Payment of filing, administration and arbitrator fees will be governed by the AAA's Commercial Arbitration Rules. These fees will be shared equally by the Customer and us, unless the arbitrator: (i) determines that the claims are frivolous, in which case the claimant shall bear all such fees arising from the frivolous claim; or (ii) determines that the fees should be allocated differently.
The Customer and the Company hereby acknowledge, agree and covenant that any such dispute shall only be adjudicated on an individual basis, and not in class, consolidated or representative proceedings. Should a dispute be adjudicated in court, rather than arbitration, for any reason whatsoever, the Customer and the Company each expressly and knowingly waive any right to a jury trial.
Notwithstanding anything to the contrary in this section, the Company may lodge a claim against the Customer: (a) pursuant to the indemnification clause above, in any court adjudicating a third party claim against us; and (b) in connection with the infringement (or alleged infringement) of any Company intellectual property right, in any court of competent jurisdiction having personal jurisdiction over the Customer.
Whenever used in this Agreement, the term "Including" or “Such as”, whether capitalized or not, means without limitation to the preceding phrase. All examples and e.g. notations are illustrative, not exhaustive.
This Agreement constitutes the entire agreement between the Customer and Guesty concerning the subject matter herein, and supersedes all prior and contemporaneous negotiations and oral representations, agreements and statements.
This Agreement may only be modified by written amendment duly executed by us. No waiver, concession, extension, representation, alteration, addition or derogation from the Agreement by us, or pursuant to the Terms, will be effective unless consented to explicitly and executed in writing by our authorized representative.
Failure on our part to demand performance of any provision in the Agreement shall not constitute a waiver of any of our rights under the Terms.
The Customer may not assign, delegate or transfer the Customer’s rights and obligations under the Agreement without our prior written consent. Any attempted or actual assignment by the Customer, without our prior consent, shall be null and void. We may assign and delegate these Terms in their entirety, including all right, duties, liabilities and obligations therein, upon notice to the Customer, to a third-party, upon a merger, acquisition, change of control or the sale of all or substantially all of its equity or assets relating to the Agreement. By virtue of such assignment and delegation, the assignee assumes our stead, including all right, duties, liabilities and obligations and we are irrevocably released from the same.

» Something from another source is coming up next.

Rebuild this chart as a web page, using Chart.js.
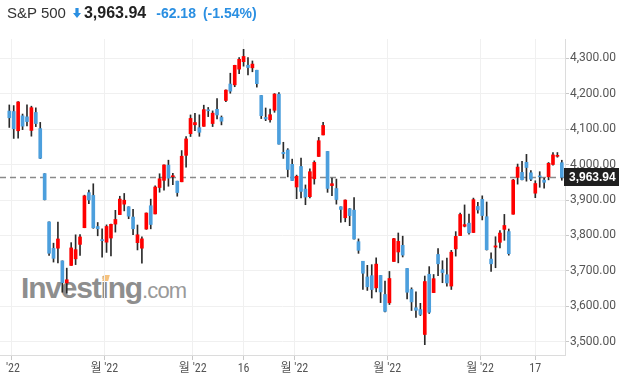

If any provision of the Agreement is held to be illegal, invalid, or unenforceable by a competent court or arbitration tribunal, then the provision shall be performed and enforced to the maximum extent permissible by law to reflect as closely as possible, the original intention of that provision, and the remaining provisions of the Agreement shall continue to remain in full force and effect.